Healing begins when we recognise that stigma isn’t just a cultural issue - it’s a biological response to emotional unsafety. And by creating culturally safer therapeutic environments, we soothe the nervous system, allowing integration, regulation, and eventually, transformation.
As Deepika Padukone once said, “Depression is just like any other illness, and there is nothing shameful about it.” Deconstructing stigma requires rewriting cultural narratives, educating families and remembering that seeking help is not a sign of weakness, but an act of profound strength and courage (Letteney and LaPorte, 2004).
Working through stigma: From silence to self-compassion
Stigma doesn’t dissolve overnight - but it can soften when we name it, understand it and begin relating to it differently. If you're South Asian and struggling, know this: you are not broken, and you are not alone. The fear, shame or confusion you may carry about seeking therapy isn’t a personal failing - it’s a biologically wired, culturally conditioned response to protect you from perceived threat. It’s not your fault. And protection isn’t always the same thing as healing.
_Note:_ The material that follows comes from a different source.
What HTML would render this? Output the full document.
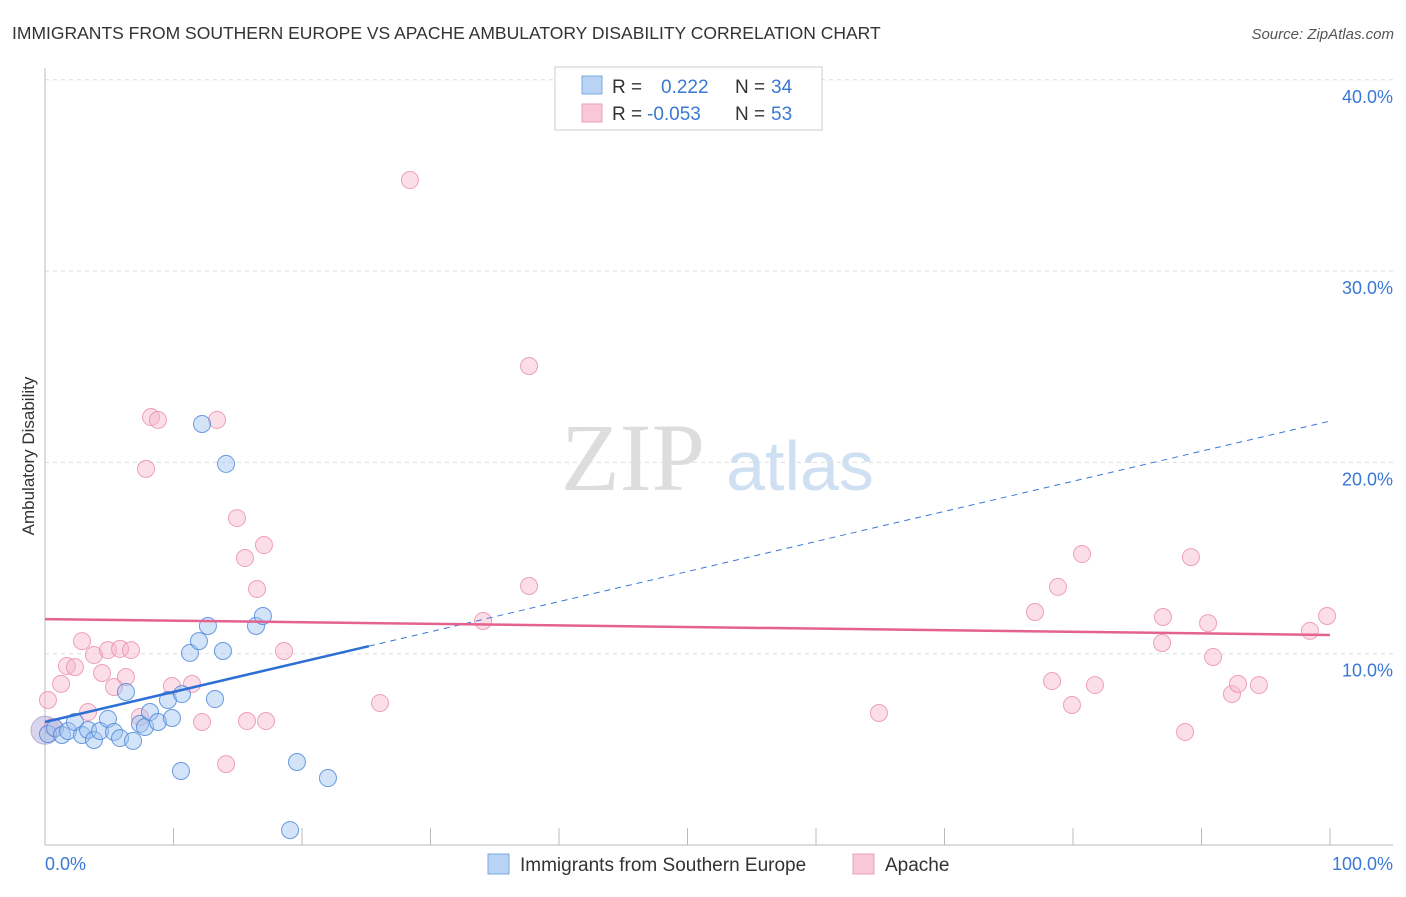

Healing begins when we give ourselves permission to be curious rather than critical. It deepens when we enter a therapeutic space where our cultural identity is seen, honoured and explored with sensitivity and care. And it grows when we learn how our nervous system responds to stress, why shame feels so paralysing, and how we can build internal safety through conversation and connection.
If you feel the weight of expectations, the pressure to stay silent, or the burden of being “strong”, therapy can be the safe private space where you put some of that down. Stigma may be loud, however, your life story is louder. Your healing matters, and it doesn’t have to wait for permission from anyone.
You are allowed to choose understanding over fear. You are allowed to ask for support. And you are allowed to begin again - with softness, with science and with culturally sensitive support by your side.